Thursday, January 26, 2017

New York Times: What Donald Trump Doesn’t Know About Black People

By Michael Eric Dyson:

“I would be a president for all of the people, African-Americans, the inner cities,” President-elect Trump declared during the second presidential debate. “Devastating what’s happening to our inner cities,” he lamented. “You go into the inner cities and — you see it’s 45 percent poverty. African-Americans now 45 percent poverty in the inner cities.”

Mr. Trump’s views on black people, poverty and cities were quickly challenged as myopic and ill informed. But the administration he is building is emblematic of his ignorance.

The only African-American member of his designated cabinet is Ben Carson, who was tapped for Housing and Urban Development. Mr. Carson was a beloved American icon, a man who endured a hardscrabble childhood in Detroit to become a famous physician. But his turn to right-wing petulance, with a bow to kooky comparisons of Obamacare to slavery, considerably soiled his reputation. If his story was once emblematic of beating the odds to become a success, he is now a different kind of symbol — of how little Mr. Trump knows, or cares, about African-Americans.

Similarly, his pick of Senator Jeff Sessions as his attorney general — a man who according to testimony before Congress once joked that the only problem with the K.K.K. was the group’s drug use, deemed a white lawyer with black clients a race traitor and dismissed civil rights groups as “un-American” — proves Mr. Trump cares little for the interests of the African-American citizens he will serve in the Oval Office.



During his presidential campaign Mr. Trump tweeted out a grossly inaccurate image from a nonexistent “Crime Statistics Bureau” that suggested that the bulk of white people are killed by black people — a belief that white bigots have long parroted as the reason for their racist revenge.

Mr.
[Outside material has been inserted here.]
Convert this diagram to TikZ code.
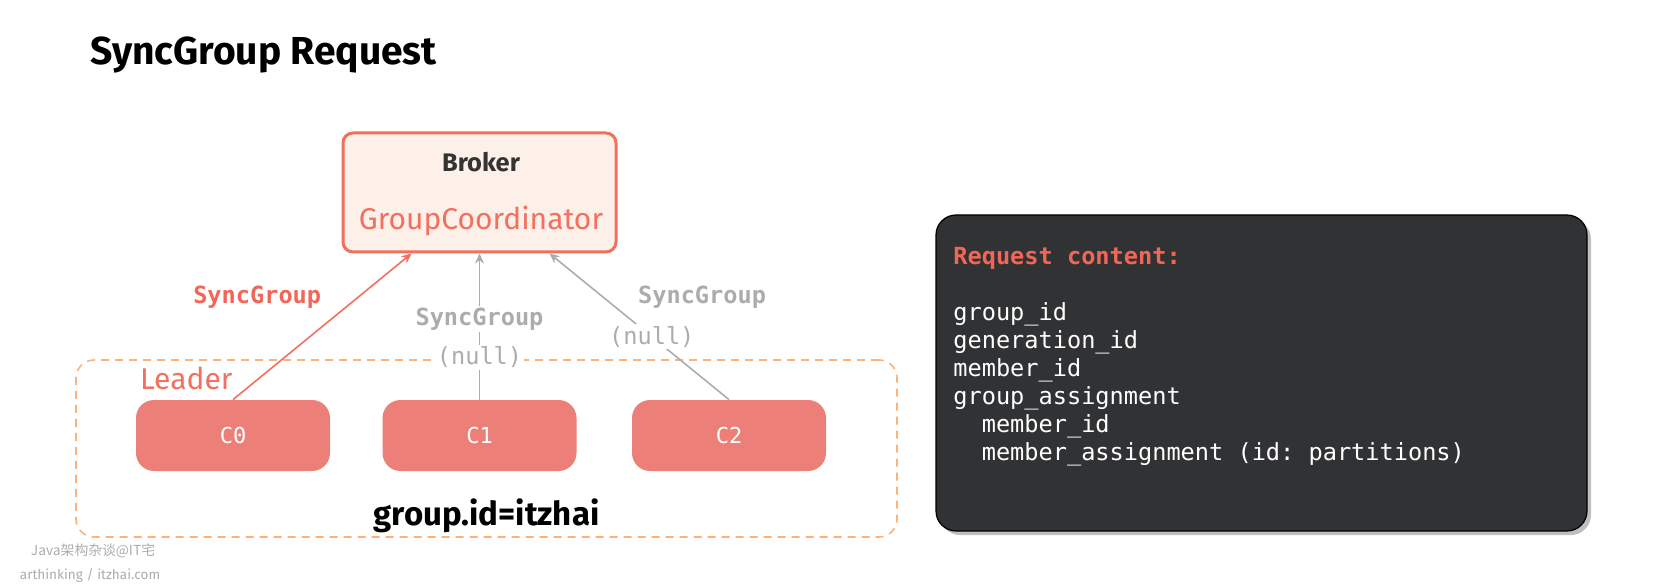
\documentclass[tikz,border=0pt]{standalone}
\usepackage{fontspec}
\setmainfont{Fira Sans}
\setmonofont{DejaVu Sans Mono}
\newfontfamily\cjkfont{Noto Sans CJK SC}
\usetikzlibrary{arrows.meta, positioning}
\definecolor{tomato}{RGB}{243,111,94}
\definecolor{brokerfill}{RGB}{253,240,232}
\definecolor{consumerfill}{RGB}{236,128,121}
\definecolor{labelgray}{RGB}{172,172,172}
\definecolor{groupdash}{RGB}{253,178,122}
\definecolor{darkbg}{RGB}{49,50,52}
\definecolor{reqred}{RGB}{242,102,87}

\begin{document}
\begin{tikzpicture}[x=0.5pt, y=-0.5pt,
    consumer/.style={rectangle, rounded corners=9pt, fill=consumerfill, text=white,
        minimum width=97pt, minimum height=35.5pt, font=\ttfamily\fontsize{11}{13}\selectfont},
    req/.style={-{Stealth[length=5pt, width=4.5pt]}, line width=0.8pt},
    msg/.style={font=\ttfamily\bfseries\fontsize{11.8}{13}\selectfont, inner sep=1pt},
    nullmsg/.style={font=\ttfamily\fontsize{11.8}{13}\selectfont, text=labelgray, fill=white, inner sep=1pt}]
    \useasboundingbox (0,0) rectangle (1664,588);

    \node[anchor=west, font=\bfseries\fontsize{19.5}{22}\selectfont] (title) at (83,55) {SyncGroup Request};

    % Broker
    \node[draw=tomato, line width=1.5pt, fill=brokerfill, rounded corners=5pt,
        minimum width=136.5pt, minimum height=59.5pt] (broker) at (479.5,192.5) {};
    \node[font=\bfseries\fontsize{12.7}{15}\selectfont, text=black!80] (brokername) at (481,162) {Broker};
    \node[font=\fontsize{15}{18}\selectfont, text=tomato] (coord) at (481,221) {GroupCoordinator};

    % Consumer group
    \node[draw=groupdash, line width=0.8pt, dash pattern=on 4pt off 3pt, rounded corners=9pt,
        minimum width=410.5pt, minimum height=88.5pt] (group) at (486.5,448.5) {};
    \node[consumer] (c0) at (233,435.5) {C0};
    \node[consumer] (c1) at (479.5,435.5) {C1};
    \node[consumer] (c2) at (729,435.5) {C2};
    \node[anchor=base west, font=\fontsize{15}{18}\selectfont, text=tomato, inner sep=0pt]
        (leader) at ([xshift=2pt, yshift=5pt]c0.north west) {Leader};
    \node[font=\bfseries\fontsize{16.5}{19}\selectfont] (groupid) at ([yshift=11pt]group.south) {group.id=itzhai};

    % SyncGroup requests
    \draw[req, tomato] (c0.north) -- ([xshift=-34pt]broker.south)
        node[msg, pos=0.7, left=17pt, text=reqred] {SyncGroup};
    \draw[req, labelgray] (c1.north) -- (broker.south)
        node[msg, pos=0.55, fill=white, text=labelgray] {SyncGroup}
        node[nullmsg, pos=0.29] {(null)};
    \draw[req, labelgray] (c2.north) -- ([xshift=35pt]broker.south)
        node[msg, pos=0.7, right=16pt, text=labelgray] {SyncGroup}
        node[nullmsg, pos=0.43] {(null)};

    % Request content
    \fill[black!25, rounded corners=10pt] (940,219) rectangle (1591,535);
    \node[draw=black, line width=0.6pt, fill=darkbg, rounded corners=10pt,
        minimum width=325.5pt, minimum height=158pt] (content) at (1261.5,373) {};
    \node[anchor=north west, align=left, inner sep=0pt, text=white,
        font=\ttfamily\fontsize{11.8}{14}\selectfont] (fields) at (953,247)
        {\textcolor{reqred}{\bfseries Request content:}\\[14pt]
         group\_id\\
         generation\_id\\
         member\_id\\
         group\_assignment\\
         \hspace*{1.204em}member\_id\\
         \hspace*{1.204em}member\_assignment (id: partitions)};

    % Watermark
    \node[font=\cjkfont\fontsize{6.9}{8}\selectfont, text=labelgray] (mark1) at (93,551) {Java架构杂谈@IT宅};
    \node[font=\fontsize{6.8}{8}\selectfont, text=labelgray] (mark2) at (90,575) {arthinking / itzhai.com};
\end{tikzpicture}
\end{document}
Trump argued that “African-American communities are absolutely in the worst shape they’ve ever been in before. Ever, ever, ever.” President Obama drolly declared, “I mean, he missed that whole civics lesson about slavery or Jim Crow.”

Mr. Obama’s retort underscores a troubling truth: Mr. Trump’s vast ignorance of black life leads him to exaggerate the perils confronting black Americans in all the wrong ways. He overlooks the nation’s vicious history of racism to proclaim that this is the worst racial epoch ever. It is a convenient ruse to make the period under President Obama a foil to his heroic rescue of black people through his magical political powers.